Monarch collapses in Britan’s ‘biggest airline failure’
Britain’s Monarch Airlines has gone into administration and all flights have been cancelled with 110,000 passengers currently abroad, the Civil Aviation Authority said on Oct. 2.
“This is the biggest ever U.K. airline failure,” the airlines regulator said on Twitter as it announced that Monarch and its holiday company had ceased operations.
The British government had asked the CAA to help repatriate the stranded passengers and it said it was securing more than 30 aircraft to bring them back home.
“Monarch customers in the U.K.: don’t go to the airport.
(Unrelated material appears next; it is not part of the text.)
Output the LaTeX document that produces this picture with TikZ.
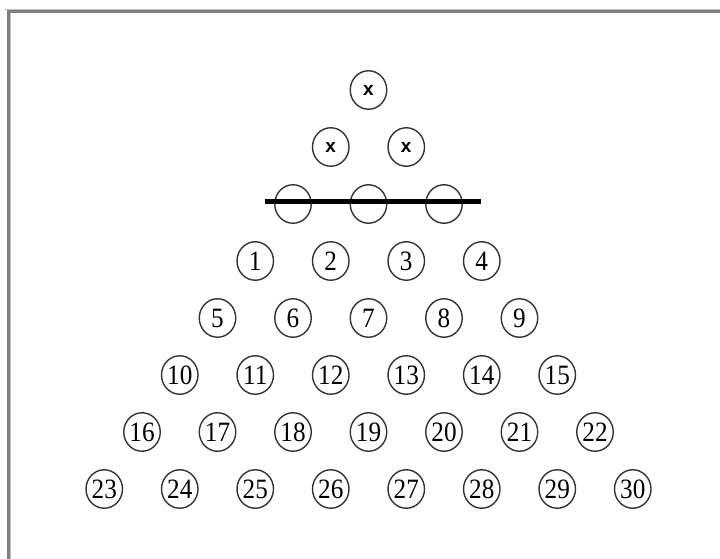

There will be no more Monarch flights,” the budget carrier said on Twitter.
The airline had been struggling financially and won a cash injection last October allowing it to continue flying holidaymakers and fund growth plans, as the sector faced turbulence from Brexit and terrorism.
Majority shareholder Greybull Capital had pumped another 165 million ($220 million, 185 million euros) into Monarch to allow the airline to retain its license to carry on selling package holidays.
Extension of the group’s Air Travel Organizer’s License (ATOL) membership -- a scheme which is funded by the sector and compensates travelers in the case of a company collapse -- had been on condition of fresh funding.
The CAA had renewed Monarch’s ATOL licenses until the end of September 2017.
Monarch, based at Luton airport north of London, had been due to take delivery of the first of 30 Boeing 737 MAX-8 aircraft in 2018.